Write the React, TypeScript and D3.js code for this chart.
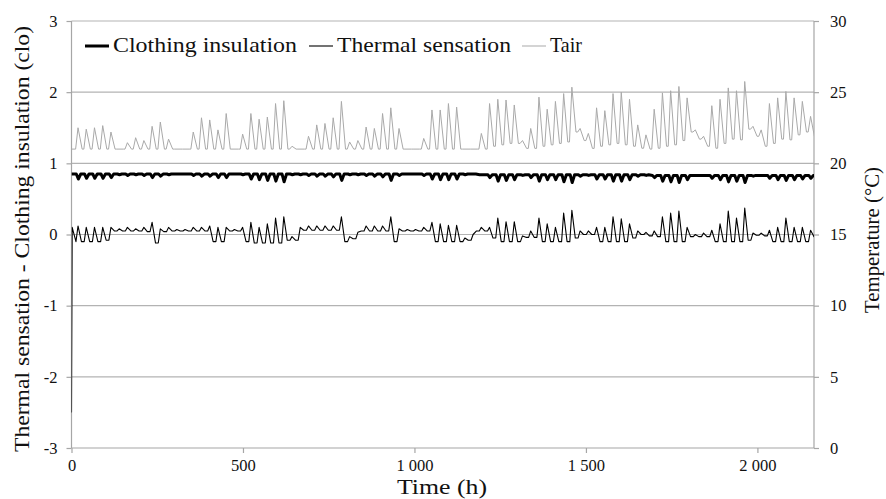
import React, { useEffect, useRef } from 'react';
import * as d3 from 'd3';

// chart box
const settings = {
  width: 886,
  height: 499,
  left: 71.5,
  right: 814,
  top: 21,
  bottom: 448
};

const xMax = 2165;
const xTicks = [0, 500, 1000, 1500, 2000];
const leftTicks = [-3, -2, -1, 0, 1, 2, 3];
const rightTicks = [0, 5, 10, 15, 20, 25, 30];

// one entry per day (day d starts at hour 24*d); null = no afternoon peak
const tairPeak = [
  22.5, 22.4, 22.5, 22.65, 22.2, null, 21.45, 21.8, 21.6, 22.6,
  22.9, 21.7, null, null, 22.2, 23.2, 23.05, 22.35, 23.5, null,
  22.05, 23.5, 23.1, 23.25, 24.2, 24.4, 21.2, null, 21.9, 22.7,
  22.8, 23.2, 24.35, 21.5, 21.6, 22.55, 22.45, 23.5, 23.9, 22.45,
  null, null, 21.75, 23.75, 23.75, 24.2, 23.95, null, null, 22.1,
  24.2, 24.5, 24.45, 24.1, 21.6, 22.45, 24.65, 23.8, 24.35, 24.9,
  25.35, 22.45, 22.1, 23.9, 23.7, 24.9, 25.0, 24.5, 22.7, 22.0,
  23.8, 24.95, 25.1, 25.4, 24.6, 22.35, 21.9, 24.05, 24.5, 25.3,
  25.1, 25.75, 22.6, 22.35, 24.2, 24.6, 25.05, 24.6, 24.35, 23.3,
  null
];

// night level before each day's rise
const tairLow = [
  21, 21, 21, 21, 21, 21, 21, 21, 21, 21,
  21, 21, 21, 21, 21, 21, 21, 21, 21, 21,
  21, 21, 21, 21, 21, 21, 21, 21, 21, 21,
  21, 21, 21, 21, 21, 21, 21, 21, 21, 21,
  21, 21, 21, 21, 21, 21, 21, 21, 21, 21,
  21, 21.2, 21.3, 21.4, 21.4, 21.05, 21.05, 21.2, 21.3, 21.4,
  21.5, 22.2, 21.6, 21.05, 21.2, 21.3, 21.4, 21.3, 21.2, 21.06,
  21.0, 21.06, 21.2, 21.3, 21.6, 22.2, 21.7, 21.2, 21.06, 21.4,
  21.7, 21.65, 22.4, 21.9, 21.2, 21.4, 21.7, 21.65, 22.0, 22.2,
  21.8
];

const tsStart = -2.5;

const tsPeak = [
  0.12, 0.1, 0.1, 0.1, 0.1, 0.08, 0.1, 0.08, 0.1, 0.17,
  0.08, 0.1, 0.07, 0.07, 0.1, 0.1, 0.12, 0.1, 0.1, 0.07,
  0.1, 0.17, 0.1, 0.15, 0.23, 0.25, -0.03, 0.1, 0.12, 0.12,
  0.12, 0.12, 0.25, -0.03, 0.03, 0.12, 0.12, 0.12, 0.25, 0.08,
  0.07, 0.07, 0.1, 0.17, 0.15, 0.13, 0.13, -0.05, 0.0, 0.1,
  0.1, 0.23, 0.18, 0.18, -0.02, 0.05, 0.23, 0.15, 0.1, 0.3,
  0.34, 0.05, 0.05, 0.1, 0.1, 0.25, 0.22, 0.15, 0.05, 0.03,
  0.05, 0.25, 0.3, 0.33, 0.1, 0.0, 0.02, 0.06, 0.15, 0.33,
  0.23, 0.37, 0.02, 0.02, 0.06, 0.1, 0.23, 0.1, 0.1, 0.06,
  0.02
];

const tsLow = [
  -0.1, -0.1, -0.1, -0.1, -0.08, 0.05, 0.05, 0.05, 0.05, 0.04,
  -0.12, 0.04, 0.05, 0.05, 0.05, 0.05, 0.05, -0.1, -0.1, 0.05,
  0.05, -0.1, -0.12, -0.12, -0.12, -0.12, -0.08, -0.08, 0.06, 0.06,
  0.06, 0.06, 0.06, -0.1, -0.06, 0.05, 0.05, 0.05, 0.05, -0.1,
  0.05, 0.05, 0.05, 0.05, -0.1, -0.1, -0.1, -0.1, -0.08, 0.05,
  0.05, -0.05, -0.1, -0.1, -0.1, -0.04, -0.04, -0.1, -0.1, -0.1,
  -0.1, -0.05, 0.0, 0.0, -0.1, -0.1, -0.1, -0.1, -0.05, 0.0,
  -0.02, -0.03, -0.1, -0.1, -0.1, -0.03, -0.03, -0.03, -0.1, -0.1,
  -0.1, -0.1, -0.08, -0.01, -0.02, -0.1, -0.1, -0.1, -0.1, -0.1,
  -0.03
];

// clothing level per week, and the lowest value reached each day
const cloBase = [0.85, 0.85, 0.85, 0.85, 0.85, 0.85, 0.85, 0.84, 0.84, 0.84, 0.83, 0.83, 0.83];

const cloMin = [
  0.78, 0.79, 0.79, 0.79, 0.8, 0.84, 0.83, 0.84, 0.83, 0.8,
  0.82, 0.84, 0.85, 0.85, 0.83, 0.82, 0.82, 0.8, 0.8, 0.85,
  0.84, 0.78, 0.77, 0.76, 0.75, 0.74, 0.84, 0.84, 0.83, 0.82,
  0.82, 0.81, 0.76, 0.84, 0.84, 0.83, 0.82, 0.81, 0.76, 0.83,
  0.85, 0.85, 0.83, 0.78, 0.77, 0.77, 0.78, 0.84, 0.85, 0.84,
  0.8, 0.75, 0.76, 0.77, 0.83, 0.8, 0.75, 0.77, 0.77, 0.74,
  0.73, 0.82, 0.83, 0.78, 0.78, 0.75, 0.75, 0.77, 0.82, 0.83,
  0.8, 0.75, 0.74, 0.73, 0.77, 0.83, 0.83, 0.79, 0.77, 0.74,
  0.75, 0.73, 0.82, 0.83, 0.79, 0.77, 0.76, 0.77, 0.78, 0.79,
  0.83
];

const legendItems = [
  { label: 'Clothing insulation', x: 85, width: 3, color: '#000', textWidth: 184 },
  { label: 'Thermal sensation', x: 309, width: 1.1, color: '#000', textWidth: 174 },
  { label: 'Tair', x: 522, width: 1, color: '#a9a9a9', textWidth: 32 }
];

const gridColor = '#b3b3b3';
const axisColor = '#a6a6a6';
const tairColor = '#a9a9a9';

const fmt = d3.formatLocale({ decimal: '.', thousands: '\u00a0', grouping: [3], currency: ['', ''] }).format(',d');

function buildTair() {
  const pts = [[0, tairLow[0]]];
  tairPeak.forEach(function(p, d) {
    const t0 = d * 24;
    const next = d + 1 < tairLow.length ? tairLow[d + 1] : tairLow[d];
    pts.push([t0 + 12, tairLow[d]]);
    if (p !== null) pts.push([t0 + 19, p]);
    pts.push([t0 + 31, next]);
  });
  return pts;
}

function buildTs() {
  const pts = [[0, tsStart], [2, 0.1]];
  tsPeak.forEach(function(p, d) {
    const t0 = d * 24;
    const next = d + 1 < tsLow.length ? tsLow[d + 1] : tsLow[d];
    pts.push([t0 + 13, tsLow[d]], [t0 + 19, p], [t0 + 29, next]);
  });
  return pts;
}

function buildClo() {
  const pts = [[0, cloBase[0]]];
  cloMin.forEach(function(m, d) {
    const t0 = d * 24;
    const b = cloBase[Math.floor(d / 7)];
    pts.push([t0 + 14, b], [t0 + 20, m], [t0 + 27, b]);
  });
  return pts;
}

function Axis(props) {
  const ref = useRef(null);
  useEffect(function() {
    const g = d3.select(ref.current);
    g.call(props.axis);
    g.attr('font-family', null).attr('font-size', null);
    g.select('.domain').remove();
    g.selectAll('.tick line').attr('stroke', axisColor).attr('stroke-width', 1.2);
    g.selectAll('.tick text').attr('fill', '#111').attr('class', 'tickLabel');
  });
  return <g ref={ref} transform={props.translate} />;
}

const css = `
  svg.chart text { font-family: "Liberation Serif", "Times New Roman", serif; fill: #111; }
  svg.chart text.tickLabel { font-size: 16.5px; }
`;

export default function App() {
  const x = d3.scaleLinear().domain([0, xMax]).range([settings.left, settings.right]);
  const yL = d3.scaleLinear().domain([-3, 3]).range([settings.bottom, settings.top]);
  const yR = d3.scaleLinear().domain([0, 30]).range([settings.bottom, settings.top]);

  const tairLine = d3.line().x(function(d) { return x(d[0]); }).y(function(d) { return yR(d[1]); });
  const leftLine = d3.line().x(function(d) { return x(d[0]); }).y(function(d) { return yL(d[1]); });

  const xAxis = d3.axisBottom(x).tickValues(xTicks).tickSize(5).tickPadding(6).tickFormat(fmt);
  const lAxis = d3.axisLeft(yL).tickValues(leftTicks).tickSize(5).tickPadding(9).tickFormat(function(d) { return String(d); });
  const rAxis = d3.axisRight(yR).tickValues(rightTicks).tickSize(5).tickPadding(11).tickFormat(function(d) { return String(d); });

  const plotW = settings.right - settings.left;
  const plotH = settings.bottom - settings.top;

  return (
    <div>
      <style>{css}</style>
      <svg className="chart" width={settings.width} height={settings.height}
           style={{ position: 'absolute', left: 0, top: 0, background: '#fff' }}>
        <defs>
          <clipPath id="plot">
            <rect x={settings.left} y={settings.top - 2} width={plotW} height={plotH + 4} />
          </clipPath>
        </defs>
        <rect width={settings.width} height={settings.height} fill="#fff" />

        {leftTicks.filter(function(t) { return t > -3; }).map(function(t) {
          return <line key={t} x1={settings.left} x2={settings.right} y1={yL(t)} y2={yL(t)}
                       stroke={gridColor} strokeWidth={1.2} />;
        })}

        <line x1={settings.left} x2={settings.left} y1={settings.top} y2={settings.bottom} stroke={axisColor} strokeWidth={1.2} />
        <line x1={settings.right} x2={settings.right} y1={settings.top} y2={settings.bottom} stroke={axisColor} strokeWidth={1.2} />
        <line x1={settings.left} x2={settings.right} y1={settings.bottom} y2={settings.bottom} stroke={axisColor} strokeWidth={1.2} />

        <Axis axis={xAxis} translate={`translate(0,${settings.bottom})`} />
        <Axis axis={lAxis} translate={`translate(${settings.left},0)`} />
        <Axis axis={rAxis} translate={`translate(${settings.right},0)`} />

        <g clipPath="url(#plot)" fill="none" strokeLinejoin="round">
          <path d={tairLine(buildTair())} stroke={tairColor} strokeWidth={1} />
          <path d={leftLine(buildTs())} stroke="#000" strokeWidth={1.1} />
          <path d={leftLine(buildClo())} stroke="#000" strokeWidth={3} />
        </g>

        {legendItems.map(function(item) {
          return (
            <g key={item.label}>
              <line x1={item.x} x2={item.x + 24} y1={46} y2={46} stroke={item.color} strokeWidth={item.width} />
              <text x={item.x + 28} y={52} fontSize="21px"
                    textLength={item.textWidth} lengthAdjust="spacingAndGlyphs">{item.label}</text>
            </g>
          );
        })}

        <text transform="translate(29,239) rotate(-90)" textAnchor="middle" fontSize="21px"
              textLength={426} lengthAdjust="spacingAndGlyphs">
          Thermal sensation - Clothing insulation (clo)
        </text>
        <text transform="translate(879,240) rotate(-90)" textAnchor="middle" fontSize="21px"
              textLength={146} lengthAdjust="spacingAndGlyphs">
          Temperature (°C)
        </text>
        <text x={442} y={494} textAnchor="middle" fontSize="22px"
              textLength={90} lengthAdjust="spacingAndGlyphs">
          Time (h)
        </text>
      </svg>
    </div>
  );
}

==================================================

(Problem statement): Where a line contains the string "React", extract that line.

(Full answer):
Write the React, TypeScript and D3.js code for this chart.
import React, { useEffect, useRef } from 'react';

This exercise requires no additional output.